Aquí encontramos el engaño inherente en la idea del «mundo mejor», que se manifiesta hoy, incluso entre los cristianos, como el verdadero objetivo de nuestra esperanza y la auténtica norma de moralidad. El «Reino de Dios» ha sido sustituido casi totalmente en la conciencia general, hasta donde puedo ver, por la Utopía de un mejor mundo futuro por el cual nos esforzamos y que se convierte en el verdadero punto de referencia de la moralidad, una moralidad que por lo tanto se combina nuevamente con una filosofía de la evolución y la historia, y crea normas por sí misma calculando aquello que puede ofrecer mejores condiciones de vida.
No niego que precisamente de este modo se desencadenen las energías de la gente joven y que los resultados son fructíferos en términos de nuevas aspiraciones de actividad desinteresada. Sin embargo, el futuro no es suficiente como norma exhaustiva para el esfuerzo humano. Al reducirse el Reino de Dios al «mundo mejor» de mañana, el presente en definitiva afirmará sus derechos contra algún futuro imaginario. La evasión en el mundo de las drogas es la consecuencia lógica de convertir la Utopía en un ídolo. Siendo difícil el arribo de ese mundo, el hombre lo conduce hacia sí mismo o se lanza precipitadamente hacia él. Es peligroso, por lo tanto, si la terminología del mundo mejor predomina en las oraciones y los sermones y sustituye inadvertidamente la fe con un placebo.
***
Todo lo dicho aquí puede parecer a muchos demasiado negativo. No se ha pretendido, por supuesto, describir la situación de la Iglesia en su totalidad, con todos sus elementos positivos y negativos, sino más bien señalar los obstáculos para la fe en el contexto europeo.
Dentro de las limitaciones de este tema, no he pretendido presentar un análisis exhaustivo. Mi única intención ha sido examinar, más allá de los problemas individuales que están surgiendo constantemente, los motivos más profundos que han dado origen a las dificultades individuales en formas siempre cambiantes.

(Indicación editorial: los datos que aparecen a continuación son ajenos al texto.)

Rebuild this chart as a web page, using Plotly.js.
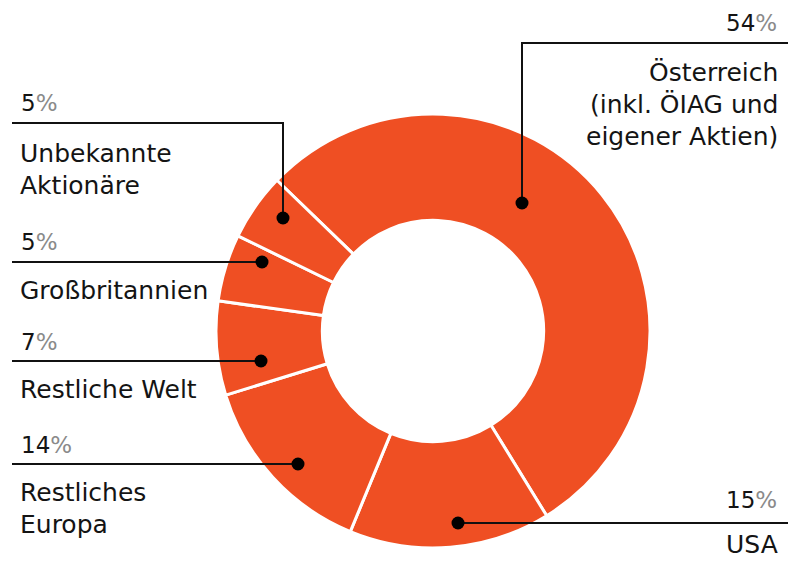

Únicamente aprendiendo a comprender ese rasgo fundamental de la existencia moderna que se niega a aceptar la fe antes de examinar todos sus contenidos, podremos recobrar la iniciativa en vez de simplemente responder a las interrogantes planteadas. Sólo entonces podremos revelar la fe como la alternativa que el mundo espera después del fracaso de los experimentos del liberalismo y el marxismo. Éste es el desafío de hoy para la cristiandad y aquí reside nuestra gran responsabilidad como cristianos en el momento actual.